Tax treaties exist between many countries on a bilateral basis to prevent double taxation (taxes levied twice on the same income, profit, capital gain, inheritance or other item).

Tax treaties tend not to exist between most countries and some countries regarded as tax havens, for obvious reasons. There are a number of model tax treaties published by various national and international bodies, such as the United Nations and the OECD.

The concept of international double taxation

International double taxation, narrowly defined, occurs when two different states impose a comparable tax on the same taxable person with respect to the same item of profit, income, gain, etc. The concept has been defined more broadly, but with less precision, as the result of overlapping tax claims of two or more states. For example, an individual who is resident for tax purposes in France and who makes an interest-bearing deposit with a bank in the UK is potentially exposed to income tax on the interest in the UK and in France.

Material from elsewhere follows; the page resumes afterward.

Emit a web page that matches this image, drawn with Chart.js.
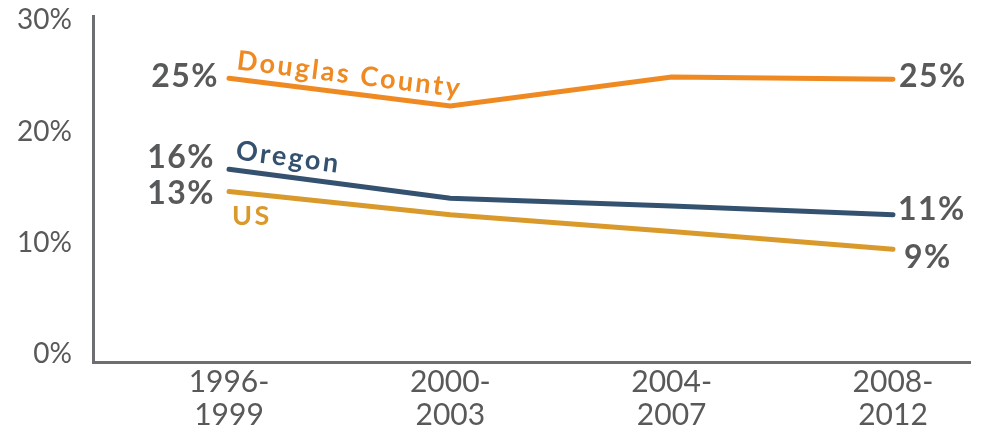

The concept of international double taxation that bilateral tax treaties seek to remove is broader than the narrow definition. It includes some types of economic double taxation—that is, taxation that has the effect of imposing multiple burdens with respect to the same item whether or not the income item is formally subject to multiple levels of taxation. For example, many tax treaties operate to provide tax relief to a corporate group when a state has imposed a corporate income tax on profits earned by a subsidiary corporation and another state otherwise would impose a corporate income tax on its parent corporation when those profits are distributed as a dividend.

In general, tax treaties attempt to eliminate most forms of international double taxation, narrowly defined, and various other forms of international double taxation when a failure to do so would have a demonstrably harmful impact on international trade and investment.

A major goal of bilateral tax treaties is to remove impediments to international trade and investment by reducing the threat of double taxation that can occur when both contracting states impose tax on the same income. This goal is advanced in four distinct ways.

  • First, a bilateral tax treaty generally increases the extent to which exporters residing in one contracting state can engage in trading activity in the other Contracting State without attracting tax liability in that latter state. The second state can usually only impose tax on the business profits of a person who is resident in the other state if they operate in the second state through a permanent establishment there.
  • Second, when a resident of a contracting state does engage in a sufficient activity in the other contracting state for that state to have the right to tax, the treaty establishes certain guidelines on how that income is to be taxed; that is, in general, which profits are attributable to the permanent establishment in the second state. For example, those guidelines may assign to one contracting state or the other the primary right of taxation with respect to particular categories of income. They may, in certain cases, provide for the allowance of deductions in measuring the amount of income subject to tax. They may require a reduction in the withholding taxes otherwise imposed by a contracting state on payments made to a resident of the other contracting state.
  • Third, a bilateral tax treaty provides a dispute resolution mechanism that the contracting states may invoke to relieve double taxation in particular circumstances not dealt with explicitly under the treaty.
  • Fourth, where income or gains remain in principle taxable in both contracting states, the state of residence of the taxpayer will relieve the double taxation that results either by allowing a credit for the tax paid in the other state or by exempting the income or gain from its own tax in practice.